November 12, 2007
Attacks in Afghanistan Kill 3 Policemen and a Soldier
By THE ASSOCIATED PRESS
KABUL, Afghanistan, Nov. 11 (AP) -- Attacks against United States and coalition forces and the Afghan police continued unabated throughout the country, killing three policemen and a soldier in separate explosions and raids, officials said Sunday.
The soldier died after a battle on Saturday about 40 miles northeast of Kabul, the capital, the coalition said Sunday. It did not disclose the soldier's nationality.
In Helmand Province, Afghanistan's center for opium poppy production, a suicide bomber on foot detonated his explosives near a NATO convoy, killing three bystanders, said the Helmand police chief, Muhammad Hussain Andiwal.
Elsewhere in the country, the Afghan police came under attack by a land-mine blast, an ambush and an assault on a checkpoint. Three policemen died, one was missing and three were wounded in the scattered attacks.
The latest violence came after the United States military announced Saturday that six soldiers were killed Friday in eastern Nuristan Province, in eastern Afghanistan -- the most lethal attack in a year that has been the deadliest for American forces since the 2001 invasion. Three Afghan soldiers were also killed in the attack.

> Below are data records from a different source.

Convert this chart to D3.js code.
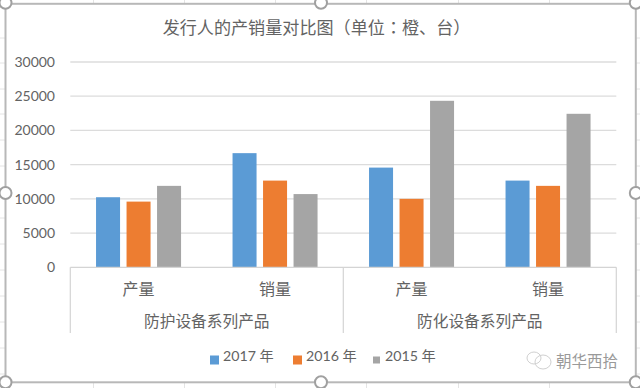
<!DOCTYPE html>
<html><head><meta charset="utf-8">
<script src="https://cdn.jsdelivr.net/npm/d3@7/dist/d3.min.js"></script>
<style>
html,body{margin:0;padding:0;background:#fff;overflow:hidden}
svg{display:block}
text{font-family:Lato,"Noto Sans CJK SC",sans-serif;fill:#636363}
</style></head><body>
<svg id="c" width="640" height="388"></svg>
<script>
const groups = ["防护设备系列产品","防化设备系列产品"];
const measures = ["产量","销量"];
const series = ["2017 年","2016 年","2015 年"];
const colors = ["#5B9BD5","#ED7D31","#A5A5A5"];
const v2017 = [10240,16680,14570,12670];
const v2016 = [9600,12670,10000,11900];
const v2015 = [11900,10700,24330,22430];
const yTicks = [0,5000,10000,15000,20000,25000,30000];
const titleParts = ["发行人的产销量对比图（单位","：","橙、台）"];
const watermark = "朝华西拾";
const sheetCols = [93.5,184.5,275.5,366.5,458.5,549.5];
const sheetRows = [38,63,89,114,140,166,192,218,244,270,296,322,348,374];

const W=640,H=388;
const svg=d3.select("#c");
const m={l:70.3,r:616.3,t:62,b:267.3};
const cats=groups.flatMap((g,i)=>measures.map(k=>i+"-"+k));
const x0=d3.scaleBand().domain(cats).range([m.l,m.r]);
const x1=d3.scaleBand().domain(series).range([0,x0.bandwidth()]).paddingInner(.213).paddingOuter(.844);
const y=d3.scaleLinear().domain([0,30000]).range([m.b,m.t]);
const vals=[v2017,v2016,v2015];

// worksheet behind the chart
const sheet=svg.append("g").attr("stroke","#e4e4e4").attr("stroke-width",1);
sheetCols.forEach(c=>{sheet.append("line").attr("x1",c).attr("x2",c).attr("y1",0).attr("y2",H)});
sheetRows.forEach(r=>{sheet.append("line").attr("x1",0).attr("x2",W).attr("y1",r).attr("y2",r)});

// chart area and selection frame
const f={l:5.5,t:3.8,r:635.8,b:382.3};
svg.append("rect").attr("x",f.l).attr("y",f.t).attr("width",f.r-f.l).attr("height",f.b-f.t)
  .attr("fill","#fff").attr("stroke","#b8b8b8").attr("stroke-width",2);

// gridlines
svg.append("g").selectAll("line").data(yTicks.slice(1)).join("line")
  .attr("x1",m.l).attr("x2",m.r).attr("y1",d=>y(d)).attr("y2",d=>y(d))
  .attr("stroke","#dcdcdc").attr("stroke-width",1.3);

// y labels
svg.append("g").selectAll("text").data(yTicks).join("text")
  .attr("x",55).attr("y",d=>y(d)+5).attr("text-anchor","end").attr("font-size",14).text(d=>d);

// bars
series.forEach((s,si)=>{
  svg.append("g").attr("fill",colors[si]).selectAll("rect").data(vals[si]).join("rect")
    .attr("x",(d,i)=>x0(cats[i])+x1(s)).attr("width",x1.bandwidth())
    .attr("y",d=>y(d)).attr("height",d=>y(0)-y(d));
});

// multi-level category axis
const axisBottom=333;
const ax=svg.append("g").attr("stroke","#d4d4d4").attr("stroke-width",1.2);
ax.append("line").attr("x1",m.l).attr("x2",m.r).attr("y1",y(0)).attr("y2",y(0));
[0,2,4].forEach(i=>{
  const xx=i<4?x0(cats[i]):m.r;
  ax.append("line").attr("x1",xx).attr("x2",xx).attr("y1",y(0)).attr("y2",axisBottom);
});
svg.append("g").selectAll("text").data(cats).join("text")
  .attr("x",d=>x0(d)+x0.bandwidth()/2).attr("y",295).attr("text-anchor","middle")
  .attr("font-size",16).text(d=>d.split("-")[1]);
svg.append("g").selectAll("text").data(groups).join("text")
  .attr("x",(d,i)=>x0(cats[i*2])+x0.bandwidth()).attr("y",327).attr("text-anchor","middle")
  .attr("font-size",15.7).text(d=>d);

// legend
const lx=[210,293,372], lsw=[9,9,7];
series.forEach((s,i)=>{
  svg.append("rect").attr("x",lx[i]+(9-lsw[i])/2).attr("y",355.5+(9-lsw[i])/2).attr("width",lsw[i]).attr("height",lsw[i]).attr("fill",colors[i]);
  svg.append("text").attr("x",lx[i]+13).attr("y",360.5).attr("font-size",14.2).text(s);
});

// title
const t=svg.append("text").attr("x",316.5).attr("y",34).attr("text-anchor","middle").attr("font-size",17.1);
titleParts.forEach((p,i)=>t.append("tspan").style("font-family",i===1?'"Noto Sans CJK TC"':null).text(p));

// selection handles
const hx=[f.l,321,f.r],hy=[f.t-1,193,f.b];
hx.forEach((a,i)=>hy.forEach((b,j)=>{
  if(i===1&&j===1)return;
  svg.append("circle").attr("cx",a).attr("cy",b).attr("r",6).attr("fill","#fff").attr("stroke","#a0a0a0").attr("stroke-width",2);
}));

// watermark
const wm=svg.append("g").attr("fill","none").attr("stroke","#d0d0d0").attr("stroke-width",1);
wm.append("ellipse").attr("cx",534).attr("cy",358).attr("rx",7).attr("ry",6);
wm.append("ellipse").attr("cx",543).attr("cy",362).attr("rx",8).attr("ry",7);
svg.append("text").attr("x",556).attr("y",367).attr("font-size",15.5).style("fill","#9a9a9a").text(watermark);
</script>
</body></html>
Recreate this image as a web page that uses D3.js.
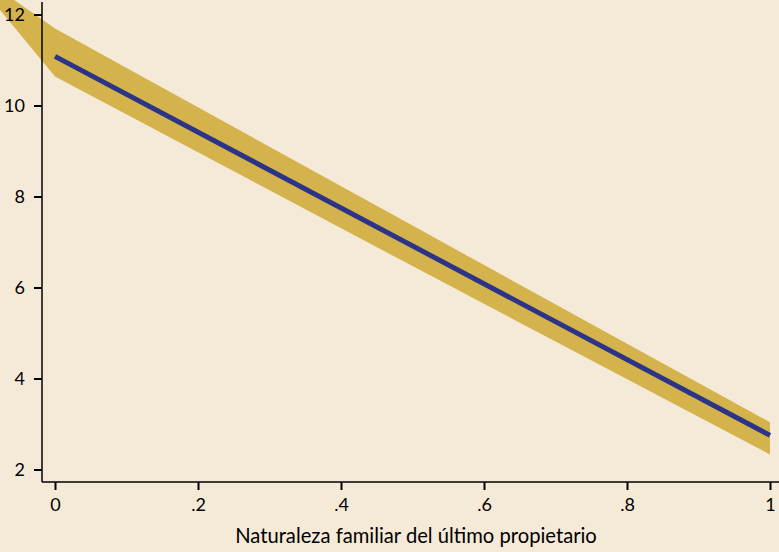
<!DOCTYPE html>
<html>
<head>
<meta charset="utf-8">
<script src="https://cdn.jsdelivr.net/npm/d3@7"></script>
<style>
  html, body { margin: 0; padding: 0; background: #f5ead7; }
  svg { display: block; }
  text { font-family: Lato, "Open Sans", sans-serif; fill: #000; }
</style>
</head>
<body>
<svg id="chart" width="779" height="552"></svg>
<script>
// Data
const bandX     = [-0.08, 0, 0.5, 1];
const bandUpper = [12.57, 11.69, 7.36, 3.04];
const bandLower = [12.16, 10.64, 6.47, 2.33];
const lineX     = [0, 1];
const lineY     = [11.08, 2.75];
const xTicks    = [0, 0.2, 0.4, 0.6, 0.8, 1];
const xTickLabels = ["0", ".2", ".4", ".6", ".8", "1"];
const yTicks    = [2, 4, 6, 8, 10, 12];
const xTitle    = "Naturaleza familiar del último propietario";

const W = 779, H = 552;
const svg = d3.select("#chart");

const x = d3.scaleLinear().domain([0, 1]).range([55, 770]);
const y = d3.scaleLinear().domain([2, 12]).range([469.5, 14.5]);

svg.append("rect").attr("width", W).attr("height", H).attr("fill", "#f5ead7");

const bandData = bandX.map((v, i) => ({x: v, lo: bandLower[i], hi: bandUpper[i]}));
svg.append("path")
  .datum(bandData)
  .attr("fill", "#d4b24c")
  .attr("d", d3.area().x(d => x(d.x)).y0(d => y(d.lo)).y1(d => y(d.hi)));

const lineData = lineX.map((v, i) => ({x: v, y: lineY[i]}));
svg.append("path")
  .datum(lineData)
  .attr("fill", "none")
  .attr("stroke", "#2b3487")
  .attr("stroke-width", 5)
  .attr("d", d3.line().x(d => x(d.x)).y(d => y(d.y)));

// Axes
const axisX = 42, axisY = 482;
const yAxis = d3.axisLeft(y).tickValues(yTicks).tickSize(8).tickPadding(9).tickFormat(d3.format("d"));
const gy = svg.append("g").attr("transform", `translate(${axisX},0)`).call(yAxis);
gy.select(".domain").remove();
gy.selectAll(".tick line").attr("stroke", "#000").attr("stroke-width", 2);
gy.selectAll("text").style("font-size", "18px").attr("fill", "#000");

const xAxis = d3.axisBottom(x).tickValues(xTicks).tickSize(8).tickPadding(8)
  .tickFormat((d, i) => xTickLabels[i]);
const gx = svg.append("g").attr("transform", `translate(0,${axisY})`).call(xAxis);
gx.select(".domain").remove();
gx.selectAll(".tick line").attr("stroke", "#000").attr("stroke-width", 2);
gx.selectAll("text").style("font-size", "18px").attr("fill", "#000");

svg.append("line").attr("x1", axisX).attr("x2", axisX).attr("y1", 2).attr("y2", axisY)
  .attr("stroke", "#000").attr("stroke-width", 1.5);
svg.append("line").attr("x1", axisX).attr("x2", W).attr("y1", axisY).attr("y2", axisY)
  .attr("stroke", "#000").attr("stroke-width", 1.5);

svg.append("text")
  .attr("x", 416).attr("y", 543)
  .attr("text-anchor", "middle")
  .style("font-size", "20.2px")
  .text(xTitle);
</script>
</body>
</html>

Insurgent attacks have risen sharply over the last two years, and analysts say the counterinsurgency battle that American and NATO forces now face will take a decade or more to win.
More than 5,800 people, mostly militants, have died in insurgency-related violence this year, a record, based on figures from Western and Afghan officials.
Insurgents have carried out more than 130 suicide attacks in 2007.